— start —

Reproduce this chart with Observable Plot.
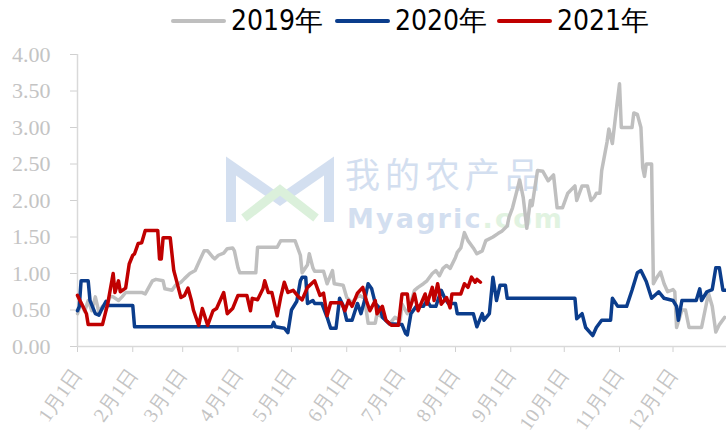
<!DOCTYPE html>
<html>
<head>
<meta charset="utf-8">
<script src="https://cdn.jsdelivr.net/npm/d3@7"></script>
<script src="https://cdn.jsdelivr.net/npm/@observablehq/plot@0.6"></script>
<style>
  body { margin: 0; background: #fff; width: 726px; height: 441px; overflow: hidden; position: relative; }
  #legend { height: 40px; position: relative; font-family: "Liberation Sans Narrow", "DejaVu Sans Condensed", "Liberation Sans", sans-serif; font-size: 28px; color: #000; }
  .item { position: absolute; top: 4px; display: flex; align-items: center; height: 34px; }
  .sw { width: 55px; height: 4px; margin-right: 5px; border-radius: 2px; }
  #wm { position: absolute; left: 0; top: 0; width: 726px; height: 441px; z-index: 0; pointer-events: none; }
  #chart { position: relative; z-index: 1; }
</style>
</head>
<body>
<div id="wm">
  <svg width="726" height="441">
    <g opacity="0.5">
      <path d="M231,222 L231,166 L280,200 L329,166 L329,222" fill="none" stroke="#a9c0e2" stroke-width="10"/>
      <path d="M244,218 L280,190 L316,218" fill="none" stroke="#b8e3b8" stroke-width="9"/>
      <text x="345" y="188" font-family="Noto Sans CJK SC" font-size="35" fill="#a9c0e2" textLength="195">我的农产品</text>
      <text x="347" y="228" font-family="DejaVu Sans, sans-serif" font-weight="bold" font-size="27" fill="#a9c0e2" textLength="215">Myagric<tspan fill="#c4e8c4">.com</tspan></text>
    </g>
  </svg>
</div>
<div id="legend"></div>
<div id="chart"></div>
<script>
const seriesNames = ["2019年", "2020年", "2021年"];
const seriesColors = ["#bfbfbf", "#0b3d8c", "#c00000"];

// day of year -> value
const days2019 = [1,3,5,7,9,11,13,15,17,19,21,24,26,28,37,39,43,45,49,50,54,56,59,61,64,67,69,72,74,77,78,80,83,85,88,89,91,92,101,102,113,115,123,126,127,130,131,133,134,139,141,144,145,150,152,155,157,159,162,164,168,169,172,176,179,182,183,186,190,192,195,197,200,202,204,206,208,210,213,214,216,218,220,223,225,228,230,234,237,239,242,243,245,247,249,251,253,255,256,259,262,265,268,270,273,276,280,281,284,287,289,291,292,294,295,298,299,301,303,305,306,312,313,315,317,318,319,320,323,324,326,328,330,332,335,336,337,340,342,344,351,354,355,357,359,361,364];
const vals2019 = [0.45,0.60,0.48,0.63,0.49,0.68,0.47,0.55,0.50,0.68,0.68,0.63,0.68,0.74,0.74,0.72,0.90,0.92,0.90,0.79,0.77,0.84,0.88,0.93,1.00,1.04,1.15,1.31,1.31,1.22,1.20,1.25,1.28,1.34,1.35,1.31,1.08,1.01,1.01,1.36,1.36,1.45,1.45,1.25,1.01,1.12,1.27,1.08,1.03,1.03,0.86,1.04,0.86,0.84,0.67,0.60,0.66,0.70,0.66,0.32,0.32,0.45,0.40,0.31,0.40,0.36,0.58,0.45,0.77,0.81,0.86,0.90,1.00,1.04,0.97,1.07,1.11,1.07,1.22,1.29,1.35,1.56,1.45,1.35,1.27,1.31,1.45,1.50,1.55,1.58,1.65,1.77,1.90,2.09,2.28,2.04,1.62,2.00,1.93,2.41,2.40,2.27,2.35,1.90,1.90,2.10,2.20,2.00,2.20,2.20,2.00,2.05,2.10,2.10,2.41,2.80,2.98,2.78,3.20,3.60,3.00,3.00,3.20,3.18,3.00,2.45,2.33,2.50,2.50,0.86,0.95,1.02,0.86,0.75,0.78,0.75,0.26,0.50,0.50,0.26,0.26,0.62,0.72,0.55,0.20,0.30,0.40];

const days2020 = [1,2,3,7,8,9,11,13,15,17,18,32,33,110,111,112,117,119,121,124,126,127,129,130,133,134,138,141,143,146,148,150,152,155,158,160,162,164,166,168,171,172,176,183,185,186,188,191,195,197,199,202,205,207,209,213,214,223,225,228,229,232,234,236,238,241,242,280,281,284,286,290,292,295,300,301,304,309,312,315,317,320,323,327,330,335,337,338,340,348,350,351,354,357,359,361,363,365];
const vals2020 = [0.49,0.55,0.90,0.90,0.63,0.57,0.45,0.43,0.53,0.62,0.56,0.56,0.27,0.27,0.33,0.27,0.25,0.19,0.50,0.62,0.90,0.95,0.95,0.59,0.63,0.59,0.59,0.40,0.25,0.25,0.66,0.56,0.36,0.36,0.59,0.45,0.63,0.86,0.79,0.59,0.51,0.40,0.31,0.30,0.18,0.16,0.45,0.55,0.55,0.63,0.55,0.55,0.77,0.66,0.59,0.59,0.45,0.45,0.27,0.45,0.36,0.45,0.95,0.63,0.84,0.84,0.66,0.66,0.38,0.45,0.26,0.15,0.26,0.36,0.36,0.66,0.55,0.55,0.77,1.01,1.04,0.89,0.66,0.75,0.66,0.63,0.55,0.36,0.63,0.63,0.79,0.63,0.75,0.78,1.08,1.08,0.77,0.77];

const days2021 = [1,3,4,6,7,15,18,21,22,24,25,28,30,32,33,35,37,39,46,47,48,49,53,55,56,59,61,63,65,66,69,71,74,77,79,83,85,88,91,96,98,99,102,105,106,108,110,113,115,117,119,122,125,127,130,134,137,139,141,143,149,151,153,155,158,161,163,165,168,169,172,174,177,181,183,186,187,190,192,196,197,200,201,203,205,208,210,211,216,218,220,222,224,225,227];
const vals2021 = [0.70,0.60,0.55,0.45,0.30,0.30,0.59,1.00,0.74,0.90,0.75,0.80,1.13,1.25,1.27,1.41,1.42,1.59,1.59,1.20,1.20,1.49,1.49,1.04,0.95,0.67,0.70,0.80,0.62,0.50,0.29,0.52,0.29,0.49,0.52,0.74,0.45,0.52,0.70,0.70,0.49,0.66,0.64,0.79,0.90,0.74,0.74,0.42,0.68,0.88,0.74,0.77,0.68,0.64,0.81,0.90,0.70,0.73,0.42,0.60,0.60,0.49,0.63,0.55,0.73,0.81,0.63,0.49,0.63,0.45,0.55,0.36,0.29,0.29,0.72,0.72,0.49,0.72,0.49,0.72,0.58,0.81,0.63,0.86,0.58,0.67,0.53,0.72,0.72,0.86,0.81,0.95,0.88,0.92,0.88];

const yTicks = [0, 0.5, 1, 1.5, 2, 2.5, 3, 3.5, 4];
const monthNumbers = [1,2,3,4,5,6,7,8,9,10,11,12];

const dayToDate = d => new Date(Date.UTC(2021, 0, d));
const rows = [];
[[days2019, vals2019], [days2020, vals2020], [days2021, vals2021]].forEach(([ds, vs], i) => {
  const n = Math.min(ds.length, vs.length);
  for (let k = 0; k < n; k++) rows.push({date: dayToDate(ds[k]), value: vs[k], series: seriesNames[i]});
});

// legend
const legend = document.getElementById("legend");
const lefts = [171, 335, 497];
seriesNames.forEach((s, i) => {
  const it = document.createElement("div");
  it.className = "item";
  it.style.left = lefts[i] + "px";
  it.innerHTML = `<div class="sw" style="background:${seriesColors[i]}"></div><span>${s}</span>`;
  legend.appendChild(it);
});

const monthTicks = monthNumbers.map(m => new Date(Date.UTC(2021, m - 1, 1)));

const chart = Plot.plot({
  width: 726,
  height: 401,
  marginLeft: 77,
  marginRight: 0,
  marginTop: 14,
  marginBottom: 95,
  style: {background: "transparent", fontFamily: "Liberation Serif, serif", color: "#c4c4c4"},
  x: {type: "utc", domain: [dayToDate(1), dayToDate(365)]},
  y: {domain: [0, 4]},
  color: {domain: seriesNames, range: seriesColors},
  marks: [
    Plot.axisY({ticks: yTicks, tickFormat: d3.format(".2f"), tickSize: 7, tickPadding: 20, fontSize: 22, label: null, stroke: "#d0d0d0"}),
    Plot.axisX({ticks: monthTicks, tickFormat: d => `${d.getUTCMonth() + 1}月1日`, tickSize: 6, tickPadding: 18, tickRotate: -55, fontSize: 20, label: null, stroke: "#d0d0d0"}),
    Plot.ruleX([dayToDate(1)], {stroke: "#d9d9d9", strokeWidth: 1.5}),
    Plot.ruleY([0], {stroke: "#d9d9d9", strokeWidth: 1.5}),
    Plot.line(rows, {x: "date", y: "value", z: "series", stroke: "series", strokeWidth: 3.5, strokeLinejoin: "round", strokeLinecap: "round"})
  ]
});
document.getElementById("chart").appendChild(chart);
</script>
</body>
</html>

— end —

• Required work:
Pull every line containing the word "chart" out of the material.

• Result below:
Reproduce this chart with Observable Plot.
  #chart { position: relative; z-index: 1; }
<div id="chart"></div>
const chart = Plot.plot({
document.getElementById("chart").appendChild(chart);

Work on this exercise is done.